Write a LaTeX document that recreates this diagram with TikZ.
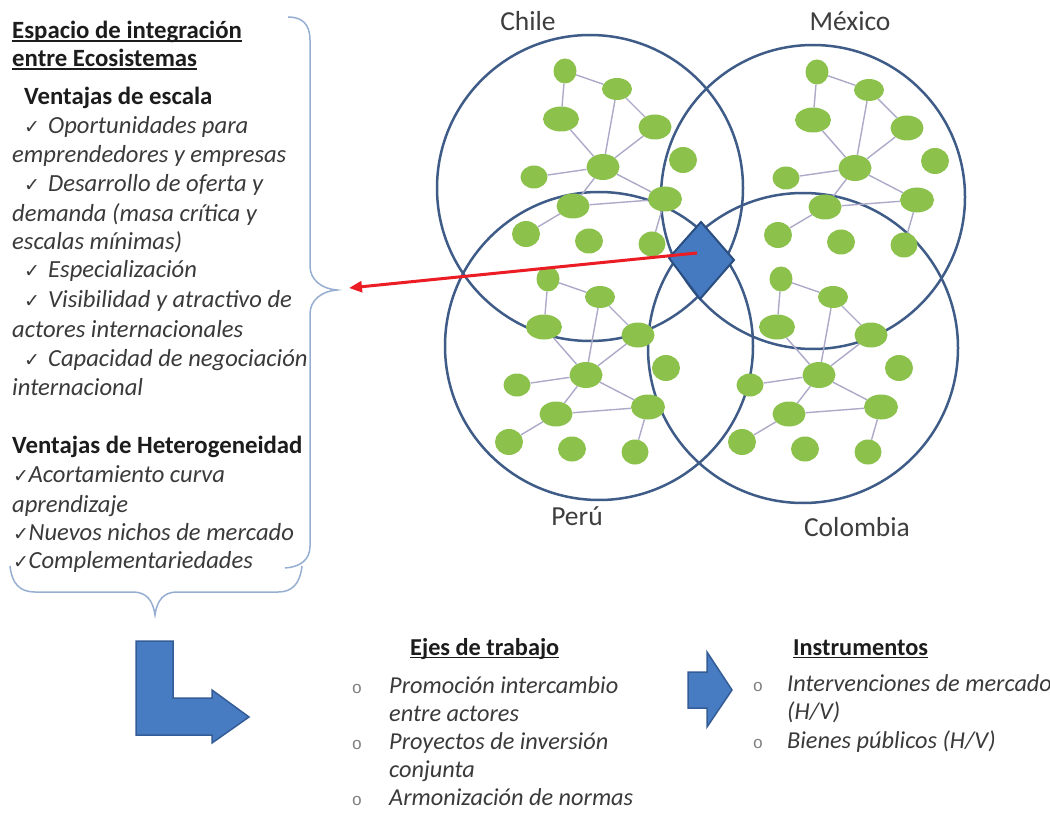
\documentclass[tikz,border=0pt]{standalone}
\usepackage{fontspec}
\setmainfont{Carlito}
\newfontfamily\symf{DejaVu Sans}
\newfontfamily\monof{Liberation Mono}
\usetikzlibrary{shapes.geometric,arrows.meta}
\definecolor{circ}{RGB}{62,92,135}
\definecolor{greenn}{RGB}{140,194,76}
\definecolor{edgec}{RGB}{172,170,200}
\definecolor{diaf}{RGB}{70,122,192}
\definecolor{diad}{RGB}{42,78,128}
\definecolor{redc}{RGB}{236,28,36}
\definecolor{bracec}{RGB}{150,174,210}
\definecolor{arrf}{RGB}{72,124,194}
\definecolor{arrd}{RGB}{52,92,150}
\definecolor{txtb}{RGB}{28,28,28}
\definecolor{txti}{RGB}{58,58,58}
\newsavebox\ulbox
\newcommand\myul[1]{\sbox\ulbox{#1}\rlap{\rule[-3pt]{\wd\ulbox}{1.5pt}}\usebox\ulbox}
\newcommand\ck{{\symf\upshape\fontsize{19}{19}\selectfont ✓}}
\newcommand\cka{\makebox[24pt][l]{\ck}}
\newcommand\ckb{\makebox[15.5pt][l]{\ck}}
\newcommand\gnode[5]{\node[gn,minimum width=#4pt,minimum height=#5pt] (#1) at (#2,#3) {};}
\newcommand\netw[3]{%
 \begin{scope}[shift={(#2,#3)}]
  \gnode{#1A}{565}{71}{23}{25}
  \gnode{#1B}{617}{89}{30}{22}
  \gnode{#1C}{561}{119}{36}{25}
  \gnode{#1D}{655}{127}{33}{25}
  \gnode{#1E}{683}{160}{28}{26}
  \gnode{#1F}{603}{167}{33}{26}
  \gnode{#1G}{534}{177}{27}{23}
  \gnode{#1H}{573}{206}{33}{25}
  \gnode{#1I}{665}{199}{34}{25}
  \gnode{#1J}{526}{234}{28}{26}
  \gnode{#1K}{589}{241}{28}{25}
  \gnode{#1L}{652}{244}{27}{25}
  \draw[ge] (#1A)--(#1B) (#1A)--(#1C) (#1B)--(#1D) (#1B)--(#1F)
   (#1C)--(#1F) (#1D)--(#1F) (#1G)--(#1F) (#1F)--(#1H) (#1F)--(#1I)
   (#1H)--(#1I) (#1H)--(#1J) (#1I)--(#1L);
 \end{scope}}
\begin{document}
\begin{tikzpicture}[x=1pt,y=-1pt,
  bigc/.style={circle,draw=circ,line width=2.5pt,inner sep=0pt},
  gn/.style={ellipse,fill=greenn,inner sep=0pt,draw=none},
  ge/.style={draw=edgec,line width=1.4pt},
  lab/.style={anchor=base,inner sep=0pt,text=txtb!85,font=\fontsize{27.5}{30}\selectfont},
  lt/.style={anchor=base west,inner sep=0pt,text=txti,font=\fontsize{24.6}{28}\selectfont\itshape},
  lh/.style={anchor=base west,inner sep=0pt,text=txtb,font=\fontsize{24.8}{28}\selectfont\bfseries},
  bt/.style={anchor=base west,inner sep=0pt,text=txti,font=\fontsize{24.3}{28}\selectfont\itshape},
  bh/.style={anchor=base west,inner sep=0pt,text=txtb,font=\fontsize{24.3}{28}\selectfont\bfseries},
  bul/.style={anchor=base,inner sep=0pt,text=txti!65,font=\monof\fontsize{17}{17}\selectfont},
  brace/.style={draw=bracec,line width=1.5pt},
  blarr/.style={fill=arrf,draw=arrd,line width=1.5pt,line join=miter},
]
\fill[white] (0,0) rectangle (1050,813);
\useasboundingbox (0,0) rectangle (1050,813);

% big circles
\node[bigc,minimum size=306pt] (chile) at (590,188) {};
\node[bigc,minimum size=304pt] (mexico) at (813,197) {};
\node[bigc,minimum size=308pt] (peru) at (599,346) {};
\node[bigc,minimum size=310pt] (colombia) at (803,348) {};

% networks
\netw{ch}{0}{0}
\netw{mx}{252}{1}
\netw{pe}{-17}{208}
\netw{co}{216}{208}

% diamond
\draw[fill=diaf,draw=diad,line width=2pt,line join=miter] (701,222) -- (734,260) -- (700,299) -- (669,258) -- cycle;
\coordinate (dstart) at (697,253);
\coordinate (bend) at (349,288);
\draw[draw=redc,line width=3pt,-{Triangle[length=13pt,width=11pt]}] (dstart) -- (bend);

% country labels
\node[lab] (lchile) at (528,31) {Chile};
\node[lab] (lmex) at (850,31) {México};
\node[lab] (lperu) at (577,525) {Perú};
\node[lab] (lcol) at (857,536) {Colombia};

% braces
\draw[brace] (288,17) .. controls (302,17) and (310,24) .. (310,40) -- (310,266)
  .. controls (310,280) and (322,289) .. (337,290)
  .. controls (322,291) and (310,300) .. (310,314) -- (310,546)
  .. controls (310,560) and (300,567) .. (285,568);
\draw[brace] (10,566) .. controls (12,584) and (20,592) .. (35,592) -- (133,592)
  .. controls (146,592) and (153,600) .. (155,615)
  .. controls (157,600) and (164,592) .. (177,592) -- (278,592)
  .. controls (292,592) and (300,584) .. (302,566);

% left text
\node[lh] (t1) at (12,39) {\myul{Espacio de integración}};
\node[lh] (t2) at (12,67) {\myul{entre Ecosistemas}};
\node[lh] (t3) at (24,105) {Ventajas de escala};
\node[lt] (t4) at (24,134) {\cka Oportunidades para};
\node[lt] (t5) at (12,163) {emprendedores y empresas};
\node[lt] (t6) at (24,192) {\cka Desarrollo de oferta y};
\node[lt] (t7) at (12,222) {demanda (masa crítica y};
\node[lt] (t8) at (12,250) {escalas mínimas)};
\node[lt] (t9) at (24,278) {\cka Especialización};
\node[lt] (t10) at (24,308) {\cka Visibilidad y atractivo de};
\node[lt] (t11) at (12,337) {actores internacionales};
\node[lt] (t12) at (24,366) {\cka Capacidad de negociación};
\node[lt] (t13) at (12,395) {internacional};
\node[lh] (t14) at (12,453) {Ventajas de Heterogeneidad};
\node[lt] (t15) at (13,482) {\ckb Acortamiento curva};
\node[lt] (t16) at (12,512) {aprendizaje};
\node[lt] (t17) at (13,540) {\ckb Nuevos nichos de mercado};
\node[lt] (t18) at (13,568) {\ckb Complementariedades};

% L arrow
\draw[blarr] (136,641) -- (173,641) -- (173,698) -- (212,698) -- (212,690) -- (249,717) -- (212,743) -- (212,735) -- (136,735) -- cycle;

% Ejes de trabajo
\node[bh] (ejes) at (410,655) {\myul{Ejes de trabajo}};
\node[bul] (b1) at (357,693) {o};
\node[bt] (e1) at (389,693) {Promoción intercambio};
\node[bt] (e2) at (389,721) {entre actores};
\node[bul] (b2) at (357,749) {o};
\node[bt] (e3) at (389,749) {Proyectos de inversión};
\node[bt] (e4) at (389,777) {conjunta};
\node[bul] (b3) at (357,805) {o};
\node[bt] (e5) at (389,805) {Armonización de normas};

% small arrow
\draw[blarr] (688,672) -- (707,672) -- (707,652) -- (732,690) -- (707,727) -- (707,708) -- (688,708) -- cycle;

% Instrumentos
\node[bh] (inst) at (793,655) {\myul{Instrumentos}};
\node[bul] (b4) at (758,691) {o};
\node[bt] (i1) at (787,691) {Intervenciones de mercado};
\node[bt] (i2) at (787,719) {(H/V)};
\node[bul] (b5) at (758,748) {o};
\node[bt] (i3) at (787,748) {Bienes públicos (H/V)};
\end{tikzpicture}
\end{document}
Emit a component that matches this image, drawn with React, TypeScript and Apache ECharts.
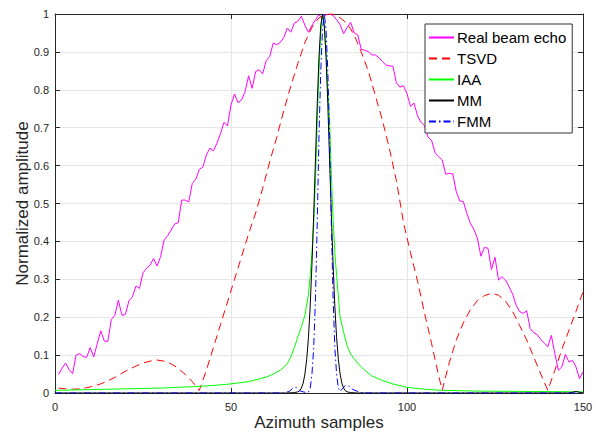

◆ ◆ ◆

- [WHAT IS REQUIRED]: With the pictures omitted, reproduce the records in full and exactly.

- [REPLY TO THE EXERCISE]:
Write a LaTeX document that recreates this diagram with TikZ.
\documentclass[tikz,border=0pt]{standalone}
\usepackage{fontspec}
\setmainfont{Carlito}
\newfontfamily\symf{DejaVu Sans}
\newfontfamily\monof{Liberation Mono}
\usetikzlibrary{shapes.geometric,arrows.meta}
\definecolor{circ}{RGB}{62,92,135}
\definecolor{greenn}{RGB}{140,194,76}
\definecolor{edgec}{RGB}{172,170,200}
\definecolor{diaf}{RGB}{70,122,192}
\definecolor{diad}{RGB}{42,78,128}
\definecolor{redc}{RGB}{236,28,36}
\definecolor{bracec}{RGB}{150,174,210}
\definecolor{arrf}{RGB}{72,124,194}
\definecolor{arrd}{RGB}{52,92,150}
\definecolor{txtb}{RGB}{28,28,28}
\definecolor{txti}{RGB}{58,58,58}
\newsavebox\ulbox
\newcommand\myul[1]{\sbox\ulbox{#1}\rlap{\rule[-3pt]{\wd\ulbox}{1.5pt}}\usebox\ulbox}
\newcommand\ck{{\symf\upshape\fontsize{19}{19}\selectfont ✓}}
\newcommand\cka{\makebox[24pt][l]{\ck}}
\newcommand\ckb{\makebox[15.5pt][l]{\ck}}
\newcommand\gnode[5]{\node[gn,minimum width=#4pt,minimum height=#5pt] (#1) at (#2,#3) {};}
\newcommand\netw[3]{%
 \begin{scope}[shift={(#2,#3)}]
  \gnode{#1A}{565}{71}{23}{25}
  \gnode{#1B}{617}{89}{30}{22}
  \gnode{#1C}{561}{119}{36}{25}
  \gnode{#1D}{655}{127}{33}{25}
  \gnode{#1E}{683}{160}{28}{26}
  \gnode{#1F}{603}{167}{33}{26}
  \gnode{#1G}{534}{177}{27}{23}
  \gnode{#1H}{573}{206}{33}{25}
  \gnode{#1I}{665}{199}{34}{25}
  \gnode{#1J}{526}{234}{28}{26}
  \gnode{#1K}{589}{241}{28}{25}
  \gnode{#1L}{652}{244}{27}{25}
  \draw[ge] (#1A)--(#1B) (#1A)--(#1C) (#1B)--(#1D) (#1B)--(#1F)
   (#1C)--(#1F) (#1D)--(#1F) (#1G)--(#1F) (#1F)--(#1H) (#1F)--(#1I)
   (#1H)--(#1I) (#1H)--(#1J) (#1I)--(#1L);
 \end{scope}}
\begin{document}
\begin{tikzpicture}[x=1pt,y=-1pt,
  bigc/.style={circle,draw=circ,line width=2.5pt,inner sep=0pt},
  gn/.style={ellipse,fill=greenn,inner sep=0pt,draw=none},
  ge/.style={draw=edgec,line width=1.4pt},
  lab/.style={anchor=base,inner sep=0pt,text=txtb!85,font=\fontsize{27.5}{30}\selectfont},
  lt/.style={anchor=base west,inner sep=0pt,text=txti,font=\fontsize{24.6}{28}\selectfont\itshape},
  lh/.style={anchor=base west,inner sep=0pt,text=txtb,font=\fontsize{24.8}{28}\selectfont\bfseries},
  bt/.style={anchor=base west,inner sep=0pt,text=txti,font=\fontsize{24.3}{28}\selectfont\itshape},
  bh/.style={anchor=base west,inner sep=0pt,text=txtb,font=\fontsize{24.3}{28}\selectfont\bfseries},
  bul/.style={anchor=base,inner sep=0pt,text=txti!65,font=\monof\fontsize{17}{17}\selectfont},
  brace/.style={draw=bracec,line width=1.5pt},
  blarr/.style={fill=arrf,draw=arrd,line width=1.5pt,line join=miter},
]
\fill[white] (0,0) rectangle (1050,813);
\useasboundingbox (0,0) rectangle (1050,813);

% big circles
\node[bigc,minimum size=306pt] (chile) at (590,188) {};
\node[bigc,minimum size=304pt] (mexico) at (813,197) {};
\node[bigc,minimum size=308pt] (peru) at (599,346) {};
\node[bigc,minimum size=310pt] (colombia) at (803,348) {};

% networks
\netw{ch}{0}{0}
\netw{mx}{252}{1}
\netw{pe}{-17}{208}
\netw{co}{216}{208}

% diamond
\draw[fill=diaf,draw=diad,line width=2pt,line join=miter] (701,222) -- (734,260) -- (700,299) -- (669,258) -- cycle;
\coordinate (dstart) at (697,253);
\coordinate (bend) at (349,288);
\draw[draw=redc,line width=3pt,-{Triangle[length=13pt,width=11pt]}] (dstart) -- (bend);

% country labels
\node[lab] (lchile) at (528,31) {Chile};
\node[lab] (lmex) at (850,31) {México};
\node[lab] (lperu) at (577,525) {Perú};
\node[lab] (lcol) at (857,536) {Colombia};

% braces
\draw[brace] (288,17) .. controls (302,17) and (310,24) .. (310,40) -- (310,266)
  .. controls (310,280) and (322,289) .. (337,290)
  .. controls (322,291) and (310,300) .. (310,314) -- (310,546)
  .. controls (310,560) and (300,567) .. (285,568);
\draw[brace] (10,566) .. controls (12,584) and (20,592) .. (35,592) -- (133,592)
  .. controls (146,592) and (153,600) .. (155,615)
  .. controls (157,600) and (164,592) .. (177,592) -- (278,592)
  .. controls (292,592) and (300,584) .. (302,566);

% left text
\node[lh] (t1) at (12,39) {\myul{Espacio de integración}};
\node[lh] (t2) at (12,67) {\myul{entre Ecosistemas}};
\node[lh] (t3) at (24,105) {Ventajas de escala};
\node[lt] (t4) at (24,134) {\cka Oportunidades para};
\node[lt] (t5) at (12,163) {emprendedores y empresas};
\node[lt] (t6) at (24,192) {\cka Desarrollo de oferta y};
\node[lt] (t7) at (12,222) {demanda (masa crítica y};
\node[lt] (t8) at (12,250) {escalas mínimas)};
\node[lt] (t9) at (24,278) {\cka Especialización};
\node[lt] (t10) at (24,308) {\cka Visibilidad y atractivo de};
\node[lt] (t11) at (12,337) {actores internacionales};
\node[lt] (t12) at (24,366) {\cka Capacidad de negociación};
\node[lt] (t13) at (12,395) {internacional};
\node[lh] (t14) at (12,453) {Ventajas de Heterogeneidad};
\node[lt] (t15) at (13,482) {\ckb Acortamiento curva};
\node[lt] (t16) at (12,512) {aprendizaje};
\node[lt] (t17) at (13,540) {\ckb Nuevos nichos de mercado};
\node[lt] (t18) at (13,568) {\ckb Complementariedades};

% L arrow
\draw[blarr] (136,641) -- (173,641) -- (173,698) -- (212,698) -- (212,690) -- (249,717) -- (212,743) -- (212,735) -- (136,735) -- cycle;

% Ejes de trabajo
\node[bh] (ejes) at (410,655) {\myul{Ejes de trabajo}};
\node[bul] (b1) at (357,693) {o};
\node[bt] (e1) at (389,693) {Promoción intercambio};
\node[bt] (e2) at (389,721) {entre actores};
\node[bul] (b2) at (357,749) {o};
\node[bt] (e3) at (389,749) {Proyectos de inversión};
\node[bt] (e4) at (389,777) {conjunta};
\node[bul] (b3) at (357,805) {o};
\node[bt] (e5) at (389,805) {Armonización de normas};

% small arrow
\draw[blarr] (688,672) -- (707,672) -- (707,652) -- (732,690) -- (707,727) -- (707,708) -- (688,708) -- cycle;

% Instrumentos
\node[bh] (inst) at (793,655) {\myul{Instrumentos}};
\node[bul] (b4) at (758,691) {o};
\node[bt] (i1) at (787,691) {Intervenciones de mercado};
\node[bt] (i2) at (787,719) {(H/V)};
\node[bul] (b5) at (758,748) {o};
\node[bt] (i3) at (787,748) {Bienes públicos (H/V)};
\end{tikzpicture}
\end{document}
Emit a component that matches this image, drawn with React, TypeScript and Apache ECharts.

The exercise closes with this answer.